Having (simplified for learning) input file:
{"type":"a","id":"1"}
{"type":"a","id":"2"}
{"type":"b","id":"1"}
{"type":"c","id":"3"}
I'd like to turn it into:
{
"a": [1,2],
"b": [1],
"c": [3]
}
via using --stream option, not needed here, just for learning. Or at least it does not seem that viable to use group_by or reduce without it on bigger files (even few G seems to be rather slow)
I understand that I can write smth like:
jq --stream -cn 'reduce (inputs|select(length==2)) as $i([]; . + ..... )' test3
but that would just process the data per line(processed item in stream), ie I can either see type or id, and this does not have place where to create pairing. I can cram it to one big array, but that opposite of what I have to do.

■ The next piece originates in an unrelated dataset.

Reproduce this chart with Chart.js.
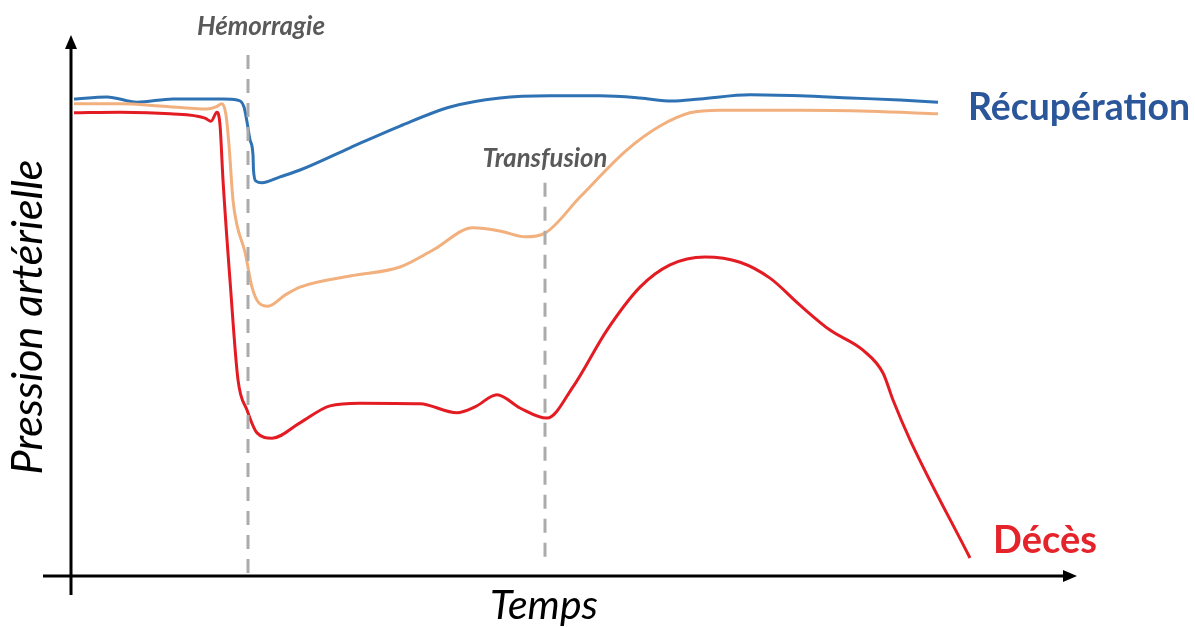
<!DOCTYPE html>
<html>
<head>
<meta charset="utf-8">
<script src="https://cdn.jsdelivr.net/npm/chart.js@4.4.1/dist/chart.umd.min.js"></script>
<style>
html,body{margin:0;padding:0;background:#ffffff;overflow:hidden}
canvas{display:block}
</style>
</head>
<body>
<canvas id="c" width="1195" height="627"></canvas>
<script>
// ---- Data (arbitrary units: time 0-100, pressure 0-100) ----
const recupTime = [0.3,3.6,6.6,10.2,15.2,16.6,17.3,17.6,17.9,18.2,18.25,18.5,19.1,20.9,22.9,27.9,32.9,37.9,42.9,47.9,52.9,56.9,60.1,62.9,67.9,72.9,77.9,82.9,86.7];
const recupPressure = [90.0,90.4,89.4,90.0,90.0,89.8,88.5,85.7,82.3,79.4,76.6,74.5,74.2,75.3,76.6,80.8,84.9,88.5,90.2,90.6,90.6,90.2,89.6,90.0,90.8,90.6,90.2,89.8,89.4];

const partialTime = [0.3,4.9,8.9,13.6,14.5,15.1,15.5,15.8,16.2,16.6,17.4,18.1,18.8,19.7,21.4,22.9,27.9,32.9,36.2,40.2,42.9,45.4,47.4,50.9,55.6,58.9,61.9,64.9,72.9,79.9,86.7];
const partialPressure = [89.1,89.1,88.7,88.1,88.5,89.1,87.0,81.3,70.9,66.2,61.1,54.5,51.5,50.9,53.0,54.5,56.6,58.3,61.5,65.7,65.1,64.0,64.7,71.5,80.4,84.9,87.4,87.9,87.9,87.7,87.2];

const deathTime = [0.3,4.9,9.9,13.4,14.0,14.6,14.9,15.2,15.9,16.7,17.6,18.6,20.1,22.9,25.9,28.9,34.9,38.6,40.4,42.6,44.9,47.6,50.2,53.6,56.9,59.9,63.4,66.9,69.9,72.9,75.9,79.2,81.2,82.2,83.9,89.9];
const deathPressure = [87.4,87.5,87.2,86.4,85.8,87.5,85.1,74.7,55.8,37.0,31.3,27.0,26.0,28.9,32.1,32.6,32.5,30.8,31.9,34.2,31.7,29.8,35.7,46.4,54.5,58.7,60.2,59.2,56.2,51.1,46.4,42.6,38.3,33.2,25.7,3.4];

// Event markers
const eventNames = ["Hémorragie", "Transfusion"];
const eventTimes = [17.7, 47.4];
const eventTop = [98.3, 74.2];
const eventBottom = [0, 2.1];

const seriesNames = ["Récupération", "Décès"];
const axisTitles = ["Temps", "Pression artérielle"];

const pts = (xs, ys) => xs.map((x, i) => ({x, y: ys[i]}));

const datasets = [
  {data: pts([eventTimes[0], eventTimes[0]], [eventTop[0], eventBottom[0]]), borderColor:'#ABABAB', borderWidth:3, borderDash:[14,10], pointRadius:0, tension:0, clip:false},
  {data: pts([eventTimes[1], eventTimes[1]], [eventTop[1], eventBottom[1]]), borderColor:'#ABABAB', borderWidth:3, borderDash:[14,10], pointRadius:0, tension:0, clip:false},
  {data: pts(partialTime, partialPressure), borderColor:'#F2B07F', borderWidth:3, pointRadius:0, cubicInterpolationMode:'monotone', clip:false},
  {data: pts(recupTime, recupPressure), borderColor:'#2E72B4', borderWidth:3, pointRadius:0, cubicInterpolationMode:'monotone', clip:false},
  {data: pts(deathTime, deathPressure), borderColor:'#E31B23', borderWidth:3, pointRadius:0, cubicInterpolationMode:'monotone', clip:false}
];

function fitFont(ctx, text, style, family, width) {
  ctx.font = style + ' 100px ' + family;
  const w = ctx.measureText(text).width;
  const size = 100 * width / w;
  return style + ' ' + size.toFixed(1) + 'px ' + family;
}

const decor = {
  id: 'decor',
  beforeDatasetsDraw(chart) {
    const ctx = chart.ctx;
    const xs = chart.scales.x, ys = chart.scales.y;
    const x0 = xs.getPixelForValue(0), y0 = ys.getPixelForValue(0);
    ctx.save();
    ctx.strokeStyle = '#000'; ctx.fillStyle = '#000'; ctx.lineWidth = 3;
    // y axis
    ctx.beginPath(); ctx.moveTo(x0, y0 + 19); ctx.lineTo(x0, ys.top - 0); ctx.stroke();
    ctx.beginPath(); ctx.moveTo(x0, ys.top - 11); ctx.lineTo(x0 - 6, ys.top + 3); ctx.lineTo(x0 + 6, ys.top + 3); ctx.closePath(); ctx.fill();
    // x axis
    const xr = xs.getPixelForValue(100);
    ctx.beginPath(); ctx.moveTo(x0 - 28, y0); ctx.lineTo(xr - 4, y0); ctx.stroke();
    ctx.beginPath(); ctx.moveTo(xr + 6, y0); ctx.lineTo(xr - 8, y0 - 6); ctx.lineTo(xr - 8, y0 + 6); ctx.closePath(); ctx.fill();
    ctx.restore();
  },
  afterDraw(chart) {
    const ctx = chart.ctx;
    const xs = chart.scales.x, ys = chart.scales.y;
    const fam = 'Lato, "Open Sans", sans-serif';
    ctx.save();
    ctx.textBaseline = 'middle';
    ctx.textAlign = 'center';
    // event labels
    ctx.fillStyle = '#595959';
    ctx.font = fitFont(ctx, eventNames[0], 'italic bold', fam, 128);
    ctx.fillText(eventNames[0], xs.getPixelForValue(eventTimes[0]) + 13, 27);
    ctx.font = fitFont(ctx, eventNames[1], 'italic bold', fam, 125);
    ctx.fillText(eventNames[1], xs.getPixelForValue(eventTimes[1]), ys.getPixelForValue(eventTop[1]) - 24);
    // series labels
    ctx.textAlign = 'left';
    ctx.fillStyle = '#2B579A';
    ctx.font = fitFont(ctx, seriesNames[0], 'bold', fam, 222);
    ctx.fillText(seriesNames[0], 968, 108);
    ctx.fillStyle = '#E4232A';
    ctx.font = fitFont(ctx, seriesNames[1], 'bold', fam, 104);
    ctx.fillText(seriesNames[1], 993, 541);
    // axis titles
    ctx.fillStyle = '#000';
    ctx.textAlign = 'center';
    ctx.font = fitFont(ctx, axisTitles[0], 'italic', fam, 108);
    ctx.fillText(axisTitles[0], 544, 606);
    ctx.translate(28, 317);
    ctx.rotate(-Math.PI / 2);
    ctx.font = fitFont(ctx, axisTitles[1], 'italic', fam, 315);
    ctx.fillText(axisTitles[1], 0, 0);
    ctx.restore();
  }
};

new Chart(document.getElementById('c'), {
  type: 'line',
  data: {datasets},
  options: {
    responsive: false,
    animation: false,
    events: [],
    layout: {padding: {left: 71, right: 124, top: 46, bottom: 51}},
    plugins: {legend: {display: false}, tooltip: {enabled: false}},
    scales: {
      x: {type: 'linear', min: 0, max: 100, display: false},
      y: {type: 'linear', min: 0, max: 100, display: false}
    }
  },
  plugins: [decor]
});
</script>
</body>
</html>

How to create such pairings? I don't even know how to create(using --stream):
{"a":1}
{"a":2}
...
I know both (first target transformation, and the one above this paragraph) are probably some trivial usage of for each, I have some working example of one here, but all it's .accumulator and .complete keywords(IIUC) are now just magic. I understood it once, but ... Sorry for trivial questions.
UPDATE regarding performace:
@pmf provided in his answer 2 solutions: streaming and non streaming. Thanks for that, I was able to write non-streaming version, but not the streaming one. But when testing it, the streaming variant was (I'm not 100% sure now, but ...) 2-4 times slower. Makes sense if data does not fit into memory, but luckily in my case, they do. So I ran the non streaming version for ~1G file on laptop, but not actually that slow i7-9850H CPU @ 2.60GHz. For my surprise it wasn't done withing 16hours so I killed it as not viable solution for my usecase of potentially a lot bigger input files. Considering simplicity of input, I decided to write pipeline just via using bash, grep,sed,paste and tr, and eventhough it was using some regexes, and was overally inefficient as hell, and without any parallelism, the whole file was correctly crunched in 55 seconds. I understand that character manipulation is faster than parsing json, but that much difference? Isn't there some better approach while still parsing json? I don't mind spending more cpu power, but if I'm using jq, I'd like to use it's functions and process json as json, not just chars just as I did it with bash.